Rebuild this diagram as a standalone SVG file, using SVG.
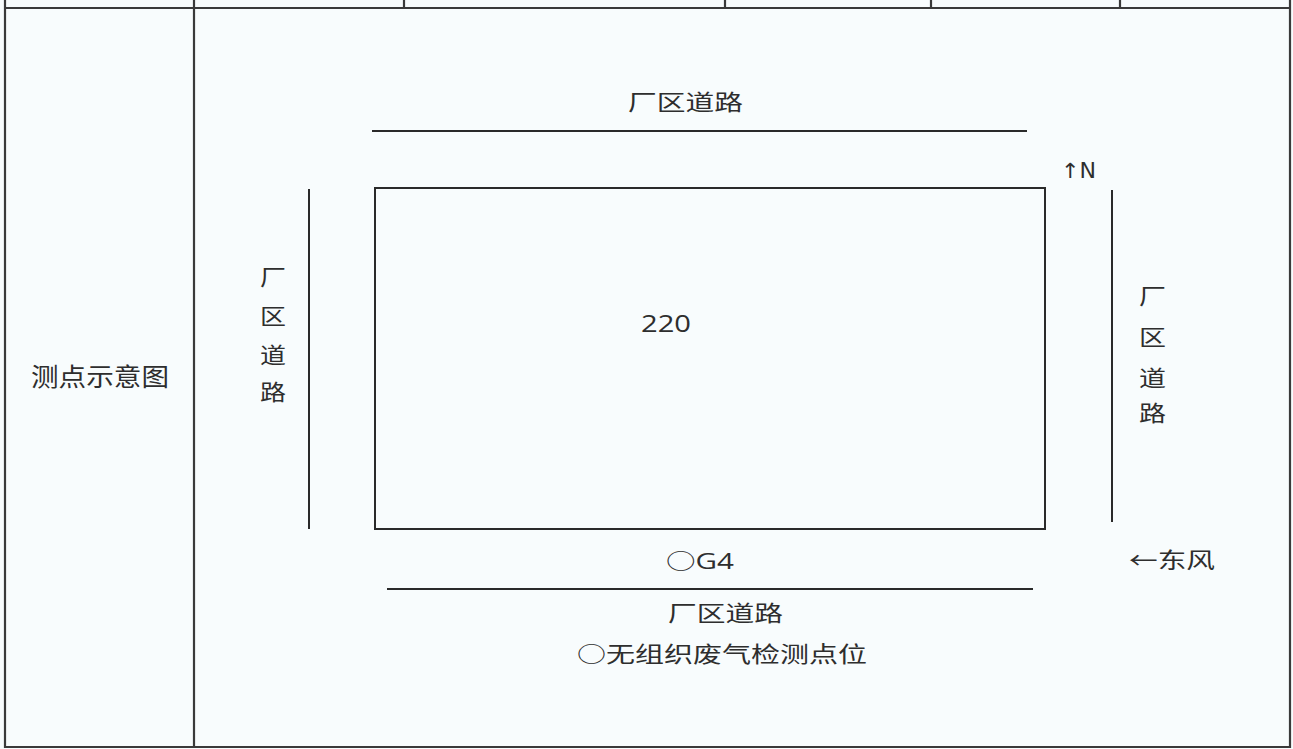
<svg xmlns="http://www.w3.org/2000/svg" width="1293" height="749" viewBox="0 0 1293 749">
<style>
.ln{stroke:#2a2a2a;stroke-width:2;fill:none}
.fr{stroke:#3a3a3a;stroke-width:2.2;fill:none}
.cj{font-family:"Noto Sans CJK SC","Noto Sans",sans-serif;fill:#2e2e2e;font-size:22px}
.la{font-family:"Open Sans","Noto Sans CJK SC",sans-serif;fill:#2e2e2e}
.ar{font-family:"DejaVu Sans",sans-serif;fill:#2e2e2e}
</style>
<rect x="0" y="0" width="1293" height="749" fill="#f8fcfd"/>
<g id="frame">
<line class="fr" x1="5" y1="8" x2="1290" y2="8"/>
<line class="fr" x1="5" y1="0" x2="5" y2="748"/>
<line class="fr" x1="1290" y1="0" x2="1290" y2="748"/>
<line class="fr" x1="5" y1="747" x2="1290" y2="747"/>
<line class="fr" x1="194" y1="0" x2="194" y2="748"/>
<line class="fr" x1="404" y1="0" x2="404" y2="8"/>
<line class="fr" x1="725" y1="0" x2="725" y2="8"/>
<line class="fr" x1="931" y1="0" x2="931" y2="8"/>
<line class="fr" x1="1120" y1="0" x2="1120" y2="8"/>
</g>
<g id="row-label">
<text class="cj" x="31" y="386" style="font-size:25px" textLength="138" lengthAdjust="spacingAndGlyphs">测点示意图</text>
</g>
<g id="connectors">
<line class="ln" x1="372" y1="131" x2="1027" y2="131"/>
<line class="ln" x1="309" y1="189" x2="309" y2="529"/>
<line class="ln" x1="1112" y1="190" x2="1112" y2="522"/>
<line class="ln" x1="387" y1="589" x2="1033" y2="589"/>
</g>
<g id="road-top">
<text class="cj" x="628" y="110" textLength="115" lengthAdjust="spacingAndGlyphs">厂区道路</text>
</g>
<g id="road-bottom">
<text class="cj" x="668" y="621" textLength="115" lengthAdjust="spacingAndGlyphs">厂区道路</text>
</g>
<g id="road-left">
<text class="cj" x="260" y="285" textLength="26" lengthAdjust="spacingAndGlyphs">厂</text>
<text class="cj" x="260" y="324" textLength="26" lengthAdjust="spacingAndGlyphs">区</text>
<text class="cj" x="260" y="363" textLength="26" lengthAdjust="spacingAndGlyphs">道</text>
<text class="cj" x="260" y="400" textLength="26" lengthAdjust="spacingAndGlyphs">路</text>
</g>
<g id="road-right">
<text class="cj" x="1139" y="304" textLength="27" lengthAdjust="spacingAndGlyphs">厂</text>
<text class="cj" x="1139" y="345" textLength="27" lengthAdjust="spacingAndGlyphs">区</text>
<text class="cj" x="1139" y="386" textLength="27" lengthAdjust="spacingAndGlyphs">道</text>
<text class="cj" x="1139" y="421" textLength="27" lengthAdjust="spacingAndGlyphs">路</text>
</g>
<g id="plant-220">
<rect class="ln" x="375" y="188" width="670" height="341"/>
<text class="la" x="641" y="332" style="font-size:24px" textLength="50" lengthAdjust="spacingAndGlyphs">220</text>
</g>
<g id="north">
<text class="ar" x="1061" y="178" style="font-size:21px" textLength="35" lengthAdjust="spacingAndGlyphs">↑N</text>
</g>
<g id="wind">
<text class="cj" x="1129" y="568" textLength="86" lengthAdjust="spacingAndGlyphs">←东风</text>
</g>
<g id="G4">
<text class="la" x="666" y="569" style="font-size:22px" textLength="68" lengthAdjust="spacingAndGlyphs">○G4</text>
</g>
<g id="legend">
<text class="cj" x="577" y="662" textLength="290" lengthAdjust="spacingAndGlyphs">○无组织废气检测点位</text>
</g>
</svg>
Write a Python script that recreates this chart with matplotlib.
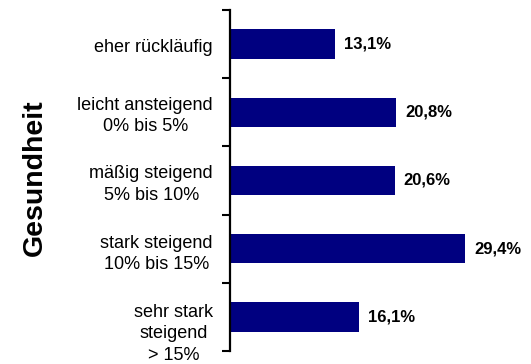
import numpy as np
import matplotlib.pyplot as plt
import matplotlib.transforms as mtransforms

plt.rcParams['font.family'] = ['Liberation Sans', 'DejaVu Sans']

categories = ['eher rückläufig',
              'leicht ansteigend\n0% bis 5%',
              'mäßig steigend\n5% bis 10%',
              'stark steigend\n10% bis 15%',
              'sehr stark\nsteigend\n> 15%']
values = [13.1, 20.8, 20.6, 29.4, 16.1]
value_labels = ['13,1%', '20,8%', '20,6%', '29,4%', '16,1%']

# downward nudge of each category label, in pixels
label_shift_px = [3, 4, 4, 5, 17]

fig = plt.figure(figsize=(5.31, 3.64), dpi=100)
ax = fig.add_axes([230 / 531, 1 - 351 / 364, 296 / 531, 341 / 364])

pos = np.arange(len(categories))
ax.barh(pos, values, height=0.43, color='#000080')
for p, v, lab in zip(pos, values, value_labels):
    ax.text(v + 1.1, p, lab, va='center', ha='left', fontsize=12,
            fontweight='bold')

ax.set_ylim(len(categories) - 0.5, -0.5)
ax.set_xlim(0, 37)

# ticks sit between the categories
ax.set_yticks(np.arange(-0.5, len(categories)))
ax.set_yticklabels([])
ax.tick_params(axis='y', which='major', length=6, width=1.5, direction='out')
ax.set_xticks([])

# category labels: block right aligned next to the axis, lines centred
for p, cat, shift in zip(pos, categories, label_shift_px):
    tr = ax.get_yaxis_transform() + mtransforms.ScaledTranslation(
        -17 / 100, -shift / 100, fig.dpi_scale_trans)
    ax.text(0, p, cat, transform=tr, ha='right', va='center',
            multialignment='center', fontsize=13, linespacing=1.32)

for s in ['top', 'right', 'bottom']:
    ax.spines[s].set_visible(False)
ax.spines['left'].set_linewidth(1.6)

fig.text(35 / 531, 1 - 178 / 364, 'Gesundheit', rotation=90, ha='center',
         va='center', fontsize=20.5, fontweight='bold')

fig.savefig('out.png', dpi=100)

===

| Given request |
Copy every line of the data exactly as written, excluding the pictures.

| Finished exercise |
Rebuild this diagram as a standalone SVG file, using SVG.
<svg xmlns="http://www.w3.org/2000/svg" width="1293" height="749" viewBox="0 0 1293 749">
<style>
.ln{stroke:#2a2a2a;stroke-width:2;fill:none}
.fr{stroke:#3a3a3a;stroke-width:2.2;fill:none}
.cj{font-family:"Noto Sans CJK SC","Noto Sans",sans-serif;fill:#2e2e2e;font-size:22px}
.la{font-family:"Open Sans","Noto Sans CJK SC",sans-serif;fill:#2e2e2e}
.ar{font-family:"DejaVu Sans",sans-serif;fill:#2e2e2e}
</style>
<rect x="0" y="0" width="1293" height="749" fill="#f8fcfd"/>
<g id="frame">
<line class="fr" x1="5" y1="8" x2="1290" y2="8"/>
<line class="fr" x1="5" y1="0" x2="5" y2="748"/>
<line class="fr" x1="1290" y1="0" x2="1290" y2="748"/>
<line class="fr" x1="5" y1="747" x2="1290" y2="747"/>
<line class="fr" x1="194" y1="0" x2="194" y2="748"/>
<line class="fr" x1="404" y1="0" x2="404" y2="8"/>
<line class="fr" x1="725" y1="0" x2="725" y2="8"/>
<line class="fr" x1="931" y1="0" x2="931" y2="8"/>
<line class="fr" x1="1120" y1="0" x2="1120" y2="8"/>
</g>
<g id="row-label">
<text class="cj" x="31" y="386" style="font-size:25px" textLength="138" lengthAdjust="spacingAndGlyphs">测点示意图</text>
</g>
<g id="connectors">
<line class="ln" x1="372" y1="131" x2="1027" y2="131"/>
<line class="ln" x1="309" y1="189" x2="309" y2="529"/>
<line class="ln" x1="1112" y1="190" x2="1112" y2="522"/>
<line class="ln" x1="387" y1="589" x2="1033" y2="589"/>
</g>
<g id="road-top">
<text class="cj" x="628" y="110" textLength="115" lengthAdjust="spacingAndGlyphs">厂区道路</text>
</g>
<g id="road-bottom">
<text class="cj" x="668" y="621" textLength="115" lengthAdjust="spacingAndGlyphs">厂区道路</text>
</g>
<g id="road-left">
<text class="cj" x="260" y="285" textLength="26" lengthAdjust="spacingAndGlyphs">厂</text>
<text class="cj" x="260" y="324" textLength="26" lengthAdjust="spacingAndGlyphs">区</text>
<text class="cj" x="260" y="363" textLength="26" lengthAdjust="spacingAndGlyphs">道</text>
<text class="cj" x="260" y="400" textLength="26" lengthAdjust="spacingAndGlyphs">路</text>
</g>
<g id="road-right">
<text class="cj" x="1139" y="304" textLength="27" lengthAdjust="spacingAndGlyphs">厂</text>
<text class="cj" x="1139" y="345" textLength="27" lengthAdjust="spacingAndGlyphs">区</text>
<text class="cj" x="1139" y="386" textLength="27" lengthAdjust="spacingAndGlyphs">道</text>
<text class="cj" x="1139" y="421" textLength="27" lengthAdjust="spacingAndGlyphs">路</text>
</g>
<g id="plant-220">
<rect class="ln" x="375" y="188" width="670" height="341"/>
<text class="la" x="641" y="332" style="font-size:24px" textLength="50" lengthAdjust="spacingAndGlyphs">220</text>
</g>
<g id="north">
<text class="ar" x="1061" y="178" style="font-size:21px" textLength="35" lengthAdjust="spacingAndGlyphs">↑N</text>
</g>
<g id="wind">
<text class="cj" x="1129" y="568" textLength="86" lengthAdjust="spacingAndGlyphs">←东风</text>
</g>
<g id="G4">
<text class="la" x="666" y="569" style="font-size:22px" textLength="68" lengthAdjust="spacingAndGlyphs">○G4</text>
</g>
<g id="legend">
<text class="cj" x="577" y="662" textLength="290" lengthAdjust="spacingAndGlyphs">○无组织废气检测点位</text>
</g>
</svg>
Write a Python script that recreates this chart with matplotlib.
import numpy as np
import matplotlib.pyplot as plt
import matplotlib.transforms as mtransforms

plt.rcParams['font.family'] = ['Liberation Sans', 'DejaVu Sans']

categories = ['eher rückläufig',
              'leicht ansteigend\n0% bis 5%',
              'mäßig steigend\n5% bis 10%',
              'stark steigend\n10% bis 15%',
              'sehr stark\nsteigend\n> 15%']
values = [13.1, 20.8, 20.6, 29.4, 16.1]
value_labels = ['13,1%', '20,8%', '20,6%', '29,4%', '16,1%']

# downward nudge of each category label, in pixels
label_shift_px = [3, 4, 4, 5, 17]

fig = plt.figure(figsize=(5.31, 3.64), dpi=100)
ax = fig.add_axes([230 / 531, 1 - 351 / 364, 296 / 531, 341 / 364])

pos = np.arange(len(categories))
ax.barh(pos, values, height=0.43, color='#000080')
for p, v, lab in zip(pos, values, value_labels):
    ax.text(v + 1.1, p, lab, va='center', ha='left', fontsize=12,
            fontweight='bold')

ax.set_ylim(len(categories) - 0.5, -0.5)
ax.set_xlim(0, 37)

# ticks sit between the categories
ax.set_yticks(np.arange(-0.5, len(categories)))
ax.set_yticklabels([])
ax.tick_params(axis='y', which='major', length=6, width=1.5, direction='out')
ax.set_xticks([])

# category labels: block right aligned next to the axis, lines centred
for p, cat, shift in zip(pos, categories, label_shift_px):
    tr = ax.get_yaxis_transform() + mtransforms.ScaledTranslation(
        -17 / 100, -shift / 100, fig.dpi_scale_trans)
    ax.text(0, p, cat, transform=tr, ha='right', va='center',
            multialignment='center', fontsize=13, linespacing=1.32)

for s in ['top', 'right', 'bottom']:
    ax.spines[s].set_visible(False)
ax.spines['left'].set_linewidth(1.6)

fig.text(35 / 531, 1 - 178 / 364, 'Gesundheit', rotation=90, ha='center',
         va='center', fontsize=20.5, fontweight='bold')

fig.savefig('out.png', dpi=100)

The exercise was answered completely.